## Aim
Retype, please, the listing from its opening line through the line that contains "const sigmaLevels = [0.118, 0.393, 0.675, 0.865];", both included, without the pictures.
═══ Dataset extract
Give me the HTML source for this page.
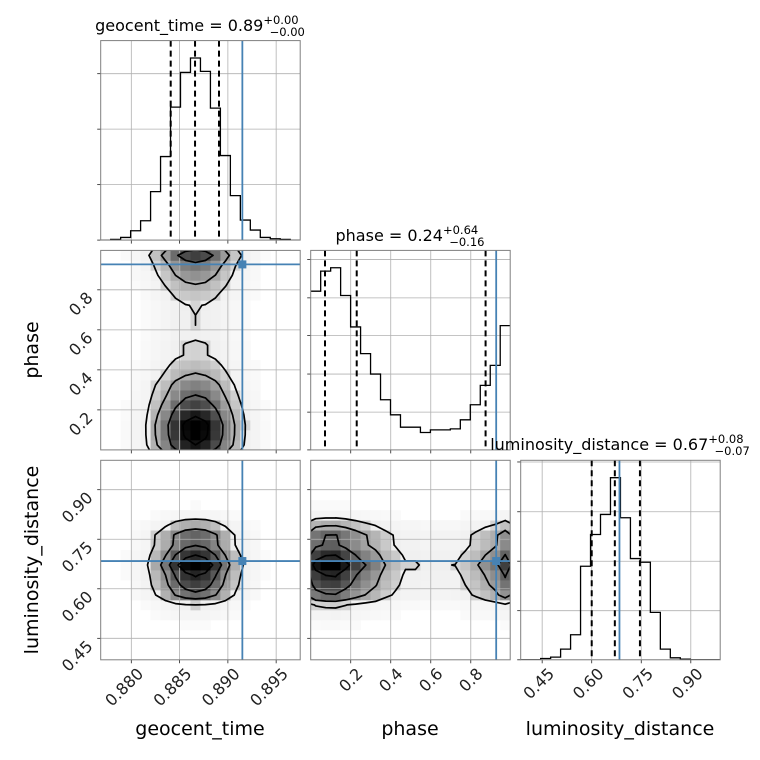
<!DOCTYPE html>
<html><head><meta charset="utf-8"><style>
html,body{margin:0;padding:0;background:#fff;}
svg{display:block;font-family:"DejaVu Sans","Liberation Sans",sans-serif;}
</style></head><body>
<svg id="fig" width="760" height="760" viewBox="0 0 760 760"></svg>
<script>
// ---- data ----
const geoHist = [0,2,8,28,58,145,250,398,502,545,505,395,253,133,60,30,8,4,2,0];
const phaseHist = [475,535,545,462,368,288,227,150,105,68,68,52,60,60,63,90,135,193,253,372];
const lumHist = [0,0,4,8,32,75,280,375,435,545,425,303,292,142,32,6,2,0,0,0];
const geoRange = [0.87683, 0.89749];
const phaseRange = [0.0, 0.997];
const lumRange = [0.385, 0.989];
const geoTicks = [0.880, 0.885, 0.890, 0.895];
const geoTickLabels = ["0.880","0.885","0.890","0.895"];
const phaseTicks = [0.2, 0.4, 0.6, 0.8];
const phaseTickLabels = ["0.2","0.4","0.6","0.8"];
const lumTicks = [0.45, 0.60, 0.75, 0.90];
const lumTickLabels = ["0.45","0.60","0.75","0.90"];
const geoCountTicks = [0,166,332,498];
const phaseCountTicks = [0,113,227,342,455,570];
const lumCountTicks = [0,147,295,443,592];
const histMax = 597;
const geoQuantiles = [0.88408, 0.88660, 0.88908];
const phaseQuantiles = [0.0715, 0.23, 0.874];
const lumQuantiles = [0.600, 0.670, 0.746];
const truthGeo = 0.8915, truthPhase = 0.927, truthLum = 0.684;
const sigmaLevels = [0.118, 0.393, 0.675, 0.865];

// ---- layout ----
const NS = "http://www.w3.org/2000/svg";
const svg = document.getElementById('fig');
const colX = [100.7, 310.7, 520.7];
const rowY = [40.6, 250.4, 460.3];
const S = 199.5;
const BLUE = "#4682b4";
function mk(tag, attrs, parent){
  const e = document.createElementNS(NS, tag);
  for (const k in attrs) e.setAttribute(k, attrs[k]);
  (parent||svg).appendChild(e); return e;
}
function scale(r, p0, p1){ return v => p0 + (v - r[0])/(r[1]-r[0])*(p1-p0); }

function panel(c, r, name){
  const g = mk('g', {});
  
  
  const x0 = colX[c], y0 = rowY[r];
  const clipId = 'clip'+c+r;
  const cp = mk('clipPath', {id: clipId}, g);
  mk('rect', {x:x0, y:y0, width:S, height:S}, cp);
  const inner = mk('g', {'clip-path':'url(#'+clipId+')'}, g);
  return {g, inner, x0, y0};
}
function frame(p){
  const f = mk('rect', {x:p.x0, y:p.y0, width:S, height:S, fill:'none', stroke:'#808080', 'stroke-width':1}, p.g);
  
  
}
function xTicks(p, sx, ticks, labels){
  ticks.forEach((t,i)=>{
    const x = sx(t);
    mk('line', {x1:x, y1:p.y0, x2:x, y2:p.y0+S, stroke:'#b0b0b0', 'stroke-width':0.8}, p.inner);
    mk('line', {x1:x, y1:p.y0+S, x2:x, y2:p.y0+S+3.5, stroke:'#222', 'stroke-width':0.8}, p.g);
    if (labels){
      const tx = mk('text', {transform:`translate(${x+9},${p.y0+S+11}) rotate(-45)`, 'text-anchor':'end', dy:'0.35em', 'font-size':16, fill:'#222'}, p.g);
      tx.textContent = labels[i];
      
      
    }
  });
}
function yTicks(p, sy, ticks, labels){
  ticks.forEach((t,i)=>{
    const y = sy(t);
    mk('line', {x1:p.x0, y1:y, x2:p.x0+S, y2:y, stroke:'#b0b0b0', 'stroke-width':0.8}, p.inner);
    mk('line', {x1:p.x0-3.5, y1:y, x2:p.x0, y2:y, stroke:'#222', 'stroke-width':0.8}, p.g);
    if (labels){
      const tx = mk('text', {transform:`translate(${p.x0-11},${y+5}) rotate(-45)`, 'text-anchor':'end', dy:'0.35em', 'font-size':16, fill:'#222'}, p.g);
      tx.textContent = labels[i];
      
      
    }
  });
}
function hist1d(p, hist, range, qs, truth, countTicks, xt, xl, name){
  const sx = scale(range, p.x0, p.x0+S);
  const sy = scale([0, histMax], p.y0+S, p.y0);
  xTicks(p, sx, xt, xl);
  yTicks(p, sy, countTicks, null);
  const n = hist.length, bw = (range[1]-range[0])/n;
  let d = '';
  hist.forEach((v,i)=>{
    const xa = sx(range[0]+i*bw), xb = sx(range[0]+(i+1)*bw), y = sy(v);
    d += (i===0 ? `M${xa},${y}` : `L${xa},${y}`) + `L${xb},${y}`;
  });
  const path = mk('path', {d, fill:'none', stroke:'#000', 'stroke-width':1.3}, p.inner);
  
  
  qs.forEach(q=>{
    const l = mk('line', {x1:sx(q), y1:p.y0, x2:sx(q), y2:p.y0+S, stroke:'#000', 'stroke-width':2, 'stroke-dasharray':'6,4'}, p.inner);
    
    
  });
  const tl = mk('line', {x1:sx(truth), y1:p.y0, x2:sx(truth), y2:p.y0+S, stroke:BLUE, 'stroke-width':1.8}, p.inner);
  
  
  frame(p);
}

function grayFor(v){ const g = Math.round(255*(1-Math.pow(Math.min(v,1),0.85))); return `rgb(${g},${g},${g})`; }

function hist2d(p, hx, hy, rx, ry, tx, ty, xt, xl, yt, yl, name){
  const sx = scale(rx, p.x0, p.x0+S);
  const sy = scale(ry, p.y0+S, p.y0);
  const nx = hx.length, ny = hy.length;
  const bwx = (rx[1]-rx[0])/nx, bwy = (ry[1]-ry[0])/ny;
  const Z = []; let vmax = 0, tot = 0; const all = [];
  for (let j=0;j<ny;j++){ Z.push([]); for (let i=0;i<nx;i++){ const v = hx[i]*hy[j]; Z[j].push(v); vmax=Math.max(vmax,v); tot+=v; all.push(v);} }
  all.sort((a,b)=>b-a);
  const thr = sigmaLevels.map(L=>{ let c=0; for (const v of all){ c+=v; if (c/tot>=L) return v; } return all[all.length-1]; });
  const outer = thr[thr.length-1];
  for (let j=0;j<ny;j++) for (let i=0;i<nx;i++){
    const v = Z[j][i];
    let fill;
    if (v >= outer) fill = grayFor(v/vmax*1.05);
    else { const h = Math.min(1, v/outer); if (h < 0.08) continue; const g = Math.round(255 - 16*Math.sqrt(h)); fill = `rgb(${g},${g},${g})`; }
    const xa = sx(rx[0]+i*bwx), xb = sx(rx[0]+(i+1)*bwx), ya = sy(ry[0]+(j+1)*bwy), yb = sy(ry[0]+j*bwy);
    const cell = mk('rect', {x:xa, y:ya, width:xb-xa+0.4, height:yb-ya+0.4, fill}, p.inner);
    
    
  }
  xTicks(p, sx, xt, xl);
  yTicks(p, sy, yt, yl);
  const cx = i => sx(rx[0]+(i+0.5)*bwx), cy = j => sy(ry[0]+(j+0.5)*bwy);
  const G = (i,j) => Z[Math.max(0,Math.min(ny-1,j))][Math.max(0,Math.min(nx-1,i))]*((i<0||i>=nx||j<0||j>=ny)?0.6:1);
  thr.forEach(t=>{
    let d = '';
    for (let j=-1;j<ny;j++) for (let i=-1;i<nx;i++){
      const a=G(i,j), b=G(i+1,j), c=G(i+1,j+1), e=G(i,j+1);
      const X0=cx(i), X1=cx(i+1), Y0=cy(j), Y1=cy(j+1);
      const pts = [];
      const lerp=(p0,p1,v0,v1)=>p0+(t-v0)/(v1-v0)*(p1-p0);
      if ((a>=t)!==(b>=t)) pts.push([lerp(X0,X1,a,b), Y0]);
      if ((b>=t)!==(c>=t)) pts.push([X1, lerp(Y0,Y1,b,c)]);
      if ((c>=t)!==(e>=t)) pts.push([lerp(X1,X0,c,e), Y1]);
      if ((e>=t)!==(a>=t)) pts.push([X0, lerp(Y1,Y0,e,a)]);
      for (let k=0;k+1<pts.length;k+=2) d += `M${pts[k][0].toFixed(1)},${pts[k][1].toFixed(1)}L${pts[k+1][0].toFixed(1)},${pts[k+1][1].toFixed(1)}`;
    }
    const path = mk('path', {d, fill:'none', stroke:'#000', 'stroke-width':1.7, 'stroke-linecap':'round'}, p.inner);
    
    
  });
  const vl = mk('line', {x1:sx(tx), y1:p.y0, x2:sx(tx), y2:p.y0+S, stroke:BLUE, 'stroke-width':1.8}, p.inner);
  
  
  const hl = mk('line', {x1:p.x0, y1:sy(ty), x2:p.x0+S, y2:sy(ty), stroke:BLUE, 'stroke-width':1.8}, p.inner);
  
  
  const m = mk('rect', {x:sx(tx)-4, y:sy(ty)-4, width:8, height:8, fill:BLUE}, p.inner);
  
  
  frame(p);
}

hist1d(panel(0,0,'geocent-time-hist-panel'), geoHist, geoRange, geoQuantiles, truthGeo, geoCountTicks, geoTicks, null, 'geocent-time');
hist1d(panel(1,1,'phase-hist-panel'), phaseHist, phaseRange, phaseQuantiles, truthPhase, phaseCountTicks, phaseTicks, null, 'phase');
hist1d(panel(2,2,'luminosity-distance-hist-panel'), lumHist, lumRange, lumQuantiles, truthLum, lumCountTicks, lumTicks, lumTickLabels, 'luminosity-distance');
hist2d(panel(0,1,'geocent-phase-panel'), geoHist, phaseHist, geoRange, phaseRange, truthGeo, truthPhase, geoTicks, null, phaseTicks, phaseTickLabels, 'geocent-phase');
hist2d(panel(0,2,'geocent-lum-panel'), geoHist, lumHist, geoRange, lumRange, truthGeo, truthLum, geoTicks, geoTickLabels, lumTicks, lumTickLabels, 'geocent-lum');
hist2d(panel(1,2,'phase-lum-panel'), phaseHist, lumHist, phaseRange, lumRange, truthPhase, truthLum, phaseTicks, phaseTickLabels, lumTicks, null, 'phase-lum');

function title(cx, y, main, up, lo, name){
  const t = mk('text', {x:cx, y, 'text-anchor':'middle', 'font-size':16, fill:'#000'});
  
  
  const s1 = mk('tspan', {}, t); s1.textContent = main;
  const s2 = mk('tspan', {'font-size':11.5, dy:-7}, t); s2.textContent = up;
  const s3 = mk('tspan', {'font-size':11.5, dy:12, dx:-29}, t); s3.textContent = lo;
}
title(200, 31, 'geocent_time = 0.89', '+0.00', '\u22120.00', 'geocent-time-title');
title(410, 241, 'phase = 0.24', '+0.64', '\u22120.16', 'phase-title');
title(620, 450, 'luminosity_distance = 0.67', '+0.08', '\u22120.07', 'luminosity-distance-title');

function label(x, y, txt, rot, name){
  const t = mk('text', {x, y, 'text-anchor':'middle', 'font-size':19, fill:'#000', transform: rot ? `rotate(-90 ${x} ${y})` : ''});
  t.textContent = txt;
  
  
}
label(200, 735, 'geocent_time', false, 'x-axis-title-geocent-time');
label(410, 735, 'phase', false, 'x-axis-title-phase');
label(620, 735, 'luminosity_distance', false, 'x-axis-title-luminosity-distance');
label(38, 350, 'phase', true, 'y-axis-title-phase');
label(38, 560, 'luminosity_distance', true, 'y-axis-title-luminosity-distance');
</script>
</body></html>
══════
## Task answer
Give me the HTML source for this page.
<!DOCTYPE html>
<html><head><meta charset="utf-8"><style>
html,body{margin:0;padding:0;background:#fff;}
svg{display:block;font-family:"DejaVu Sans","Liberation Sans",sans-serif;}
</style></head><body>
<svg id="fig" width="760" height="760" viewBox="0 0 760 760"></svg>
<script>
// ---- data ----
const geoHist = [0,2,8,28,58,145,250,398,502,545,505,395,253,133,60,30,8,4,2,0];
const phaseHist = [475,535,545,462,368,288,227,150,105,68,68,52,60,60,63,90,135,193,253,372];
const lumHist = [0,0,4,8,32,75,280,375,435,545,425,303,292,142,32,6,2,0,0,0];
const geoRange = [0.87683, 0.89749];
const phaseRange = [0.0, 0.997];
const lumRange = [0.385, 0.989];
const geoTicks = [0.880, 0.885, 0.890, 0.895];
const geoTickLabels = ["0.880","0.885","0.890","0.895"];
const phaseTicks = [0.2, 0.4, 0.6, 0.8];
const phaseTickLabels = ["0.2","0.4","0.6","0.8"];
const lumTicks = [0.45, 0.60, 0.75, 0.90];
const lumTickLabels = ["0.45","0.60","0.75","0.90"];
const geoCountTicks = [0,166,332,498];
const phaseCountTicks = [0,113,227,342,455,570];
const lumCountTicks = [0,147,295,443,592];
const histMax = 597;
const geoQuantiles = [0.88408, 0.88660, 0.88908];
const phaseQuantiles = [0.0715, 0.23, 0.874];
const lumQuantiles = [0.600, 0.670, 0.746];
const truthGeo = 0.8915, truthPhase = 0.927, truthLum = 0.684;
const sigmaLevels = [0.118, 0.393, 0.675, 0.865];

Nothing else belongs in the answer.